By Melanie Tait. Hunters Hill Theatre at Club Ryde. Director Jennifer Willison. 17 Nov – 3 Dec, 2023
Reviewed : 26 November, 2023
Melanie Tait’s wonderful play about Australian women going into bat for equality is a great way for Hunters Hill Theatre to conclude its 2023 season. And with five women on stage, a woman directing and at least half of the creatives and crew also women, it is a tribute to the strong female cohort at all of Sydney’s community theatre companies! Go girls!
Jennifer Willison sets the play before a rural backdrop reminiscent of the green southern highlands of NSW where the idea for the play originated. Wooden crates and some potato sacks are the only additional requirements for the women of “Appleton” to tell their stories – stories that are representative of women everywhere.
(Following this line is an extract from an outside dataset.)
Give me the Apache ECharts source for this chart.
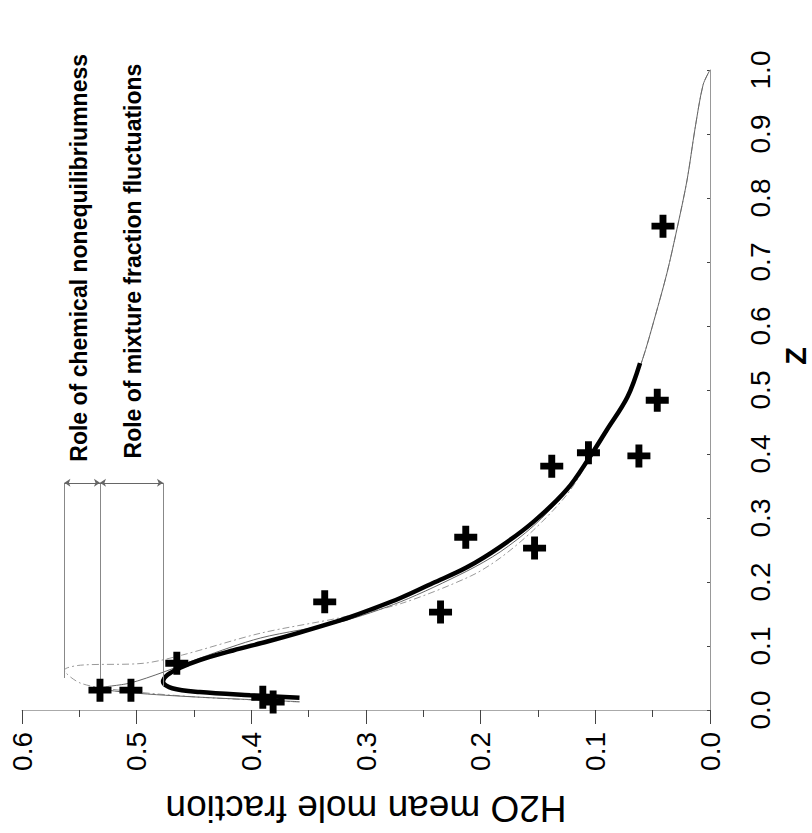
<!DOCTYPE html>
<html>
<head>
<meta charset="utf-8">
<script src="https://cdn.jsdelivr.net/npm/echarts@6/dist/echarts.min.js"></script>
<style>
html,body{margin:0;padding:0;background:#fff;}
#chart{width:812px;height:833px;}
</style>
</head>
<body>
<div id="chart"></div>
<script>
// ---- data (x = H2O mean mole fraction, y = Z) ----
const h2oTicks = [0.0, 0.1, 0.2, 0.3, 0.4, 0.5, 0.6];
const zTicks = [0.0, 0.1, 0.2, 0.3, 0.4, 0.5, 0.6, 0.7, 0.8, 0.9, 1.0];

const measH2O = [0.532, 0.505, 0.465, 0.390, 0.381, 0.336, 0.235, 0.213, 0.153, 0.138, 0.106, 0.062, 0.046, 0.041];
const measZ   = [0.031, 0.031, 0.073, 0.020, 0.0125, 0.169, 0.153, 0.270, 0.253, 0.381, 0.402, 0.397, 0.484, 0.756];

const modelH2O = [0.358, 0.401, 0.445, 0.469, 0.477, 0.473, 0.462, 0.445, 0.416, 0.386, 0.358, 0.329, 0.314, 0.270, 0.242, 0.212, 0.183, 0.154, 0.125, 0.105, 0.090, 0.072, 0.061];
const modelZ   = [0.019, 0.023, 0.028, 0.034, 0.044, 0.055, 0.066, 0.078, 0.093, 0.107, 0.121, 0.1365, 0.145, 0.175, 0.198, 0.223, 0.255, 0.294, 0.344, 0.395, 0.4375, 0.489, 0.542];

const thinH2O = [0.358, 0.445, 0.505, 0.532, 0.506, 0.477, 0.445, 0.392, 0.323, 0.270, 0.212, 0.183, 0.154, 0.125, 0.105, 0.090, 0.072, 0.059, 0.048, 0.0375, 0.029, 0.020, 0.013, 0.006, 0.0];
const thinZ   = [0.013, 0.020, 0.027, 0.034, 0.042, 0.059, 0.081, 0.1125, 0.1375, 0.169, 0.217, 0.247, 0.2875, 0.341, 0.392, 0.434, 0.4875, 0.547, 0.614, 0.683, 0.750, 0.828, 0.909, 0.977, 1.0];

const dashH2O = [0.358, 0.445, 0.515, 0.549, 0.563, 0.549, 0.494, 0.460, 0.392, 0.323, 0.270, 0.209, 0.183, 0.154, 0.125, 0.105, 0.090, 0.072, 0.059, 0.048, 0.0375, 0.029, 0.020, 0.013, 0.006, 0.0];
const dashZ   = [0.0125, 0.020, 0.031, 0.042, 0.0625, 0.070, 0.073, 0.086, 0.120, 0.144, 0.166, 0.209, 0.2375, 0.281, 0.336, 0.391, 0.434, 0.4875, 0.547, 0.614, 0.683, 0.750, 0.828, 0.909, 0.977, 1.0];

// peak levels marked by the dimension lines
const peakH2O = [0.563, 0.532, 0.477];
const peakZ   = [0.050, 0.019, 0.036];
const dimZ = 0.355;

const noteTexts = ['Role of chemical nonequilibriumness', 'Role of mixture fraction fluctuations'];
const noteH2O = [0.550, 0.503];
const noteZ = [0.388, 0.393];

const zip = (a, b) => a.map((v, i) => [v, b[i]]);

const crossPath = 'path://M3.5,0H6.5V3.5H10V6.5H6.5V10H3.5V6.5H0V3.5H3.5Z';
const FONT = 'Liberation Sans, Arial, sans-serif';

const chart = echarts.init(document.getElementById('chart'), null, {renderer: 'svg'});

const dimLines = peakH2O.map((h, i) => [{coord: [h, peakZ[i]]}, {coord: [h, dimZ]}]);
const arrowLines = [
  [{coord: [peakH2O[0], dimZ]}, {coord: [peakH2O[1], dimZ]}],
  [{coord: [peakH2O[1], dimZ]}, {coord: [peakH2O[2], dimZ]}]
];

const option = {
  animation: false,
  backgroundColor: '#fff',
  grid: {left: 22, right: 102, top: 70, bottom: 123, containLabel: false, outerBoundsMode: 'none'},
  xAxis: {
    type: 'value', min: 0, max: 0.6, interval: 0.1, inverse: true, position: 'bottom',
    name: 'H2O mean mole fraction', nameLocation: 'middle', nameRotate: 180, nameGap: 80,
    nameTextStyle: {fontFamily: FONT, fontSize: 37, color: '#000'},
    axisLine: {show: true, lineStyle: {color: '#aaa', width: 1}},
    axisTick: {show: true, length: 14, lineStyle: {color: '#444', width: 1}},
    minorTick: {show: true, splitNumber: 2, length: 7, lineStyle: {color: '#444', width: 1}},
    axisLabel: {rotate: 90, margin: 22, fontSize: 28, color: '#000', fontFamily: FONT,
      formatter: v => v.toFixed(1)},
    splitLine: {show: false}
  },
  yAxis: {
    type: 'value', min: 0, max: 1, interval: 0.1, position: 'right',
    name: 'Z', nameLocation: 'middle', nameRotate: 90, nameGap: 68,
    nameTextStyle: {fontFamily: FONT, fontSize: 29, fontWeight: 'bold', color: '#000', padding: [0, 0, 0, 68]},
    axisLine: {show: true, lineStyle: {color: '#999', width: 1}},
    axisTick: {show: true, inside: true, length: 3, lineStyle: {color: '#444'}},
    axisLabel: {rotate: 90, margin: 36, fontSize: 28, color: '#000', fontFamily: FONT,
      formatter: v => v.toFixed(1)},
    splitLine: {show: false}
  },
  series: [
    {
      type: 'line', name: 'dash', data: zip(dashH2O, dashZ), smooth: 0.3, symbol: 'none',
      lineStyle: {color: '#999', width: 1, type: [7, 3, 2, 3]}, z: 2
    },
    {
      type: 'line', name: 'thin', data: zip(thinH2O, thinZ), smooth: 0.3, symbol: 'none',
      lineStyle: {color: '#666', width: 1}, z: 2
    },
    {
      type: 'line', name: 'model', data: zip(modelH2O, modelZ), smooth: 0.35, symbol: 'none',
      lineStyle: {color: '#000', width: 4.5}, z: 3,
      markLine: {
        silent: true, symbol: ['none', 'none'], label: {show: false},
        lineStyle: {color: '#888', width: 1, type: 'solid'},
        data: dimLines
      }
    },
    {
      type: 'line', name: 'arrows', data: [], symbol: 'none',
      markLine: {
        silent: true, symbol: ['arrow', 'arrow'], symbolSize: 6, label: {show: false},
        lineStyle: {color: '#666', width: 1, type: 'solid'},
        data: arrowLines
      }
    },
    {
      type: 'scatter', name: 'measured', data: zip(measH2O, measZ), symbol: crossPath, symbolSize: 23,
      itemStyle: {color: '#000', opacity: 1}, z: 5
    },
    {
      type: 'scatter', name: 'notes', symbolSize: 0, silent: true,
      itemStyle: {opacity: 1},
      data: noteTexts.map((t, i) => ({value: [noteH2O[i], noteZ[i]], label: {formatter: t}})),
      label: {show: true, position: 'inside', rotate: 90, align: 'left', verticalAlign: 'middle',
        fontSize: 23, fontWeight: 'bold', color: '#000', opacity: 1, textBorderWidth: 0, fontFamily: FONT}
    }
  ]
};
chart.setOption(option);
</script>
</body>
</html>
There’s Bev, who’s worked hard all her life. She’s strong, a bit weary, the backbone of the Appleton Show Committee. She doesn’t suffer fools readily, doesn’t warm to technology and is a stickler for tradition. Linda Young finds this by making Bev impatient, dour, resolute – but also funny. She delivers Bev’s one liners dryly, straight-faced but with the hint of a knowing smirk.
There’s Barb. Bev’s long-time friend, and Secretary of the Show Committee. Tait describes her as a “People Pleaser Extraordinaire” and Judy Jankovics meets this description with all the gentle joie de vivre of an aging Pollyanna. She counters Bev’s cynical remarks with optimism and cheer – a cheer that covers a lasting hurt that once made her feel she “was being left out of life”.
Bev and Barb, lone attendees at the Show Committee meeting, introduce the history of the Appleton Show’s potato races – and the culture of the town.
Penny, a doctor, has returned to Appleton after a break-up. She’s a GP, a feminist, outspoken, upbeat – but she’s a bit disappointed in what she sees as sexism and disparity in her hometown. Caroline Lloyd makes her confident, out-spoken, openly critical about the opportunities for girls in Appleton and determined to try to change things – especially the prize money for the ladies’ potato race.
Vikki, the local hairdresser, is vibrant, a bit of a gossip and the favourite to win the ladies’ race. Tonia Davis finds her buoyancy, chirpiness and self-assured acceptance of her lot and the town. A self confidence that sees her standing up for the town in the face of Penny’s criticisms.
Rania is a newcomer from Syria. She’s an art teacher waiting for her credentials to be recognised. In the meantime, she’s determined to fit in – and that means competing in the potato race. Moja Band portrays her as lovably outgoing and aware, a listener whose responses are considered and telling:
“If things changed as slowly in my country, maybe I wouldn’t have had to leave so quickly. Things changing slowly means stability.”
All these characters have faced challenges, explained by the actors in moments of introspection that are short but moving. Tait’s economy with words is effective in these instances – and in the very realistic dialogue, carefully honed to suit each character. Willison supported this with blocking that gave her cast time to think about their characters and develop convincing relationships with each other …
“Women working together … shouldering the load.” (Penny: Scene 14)
A lovely note on which HHT will close another successful season – and introduce their next.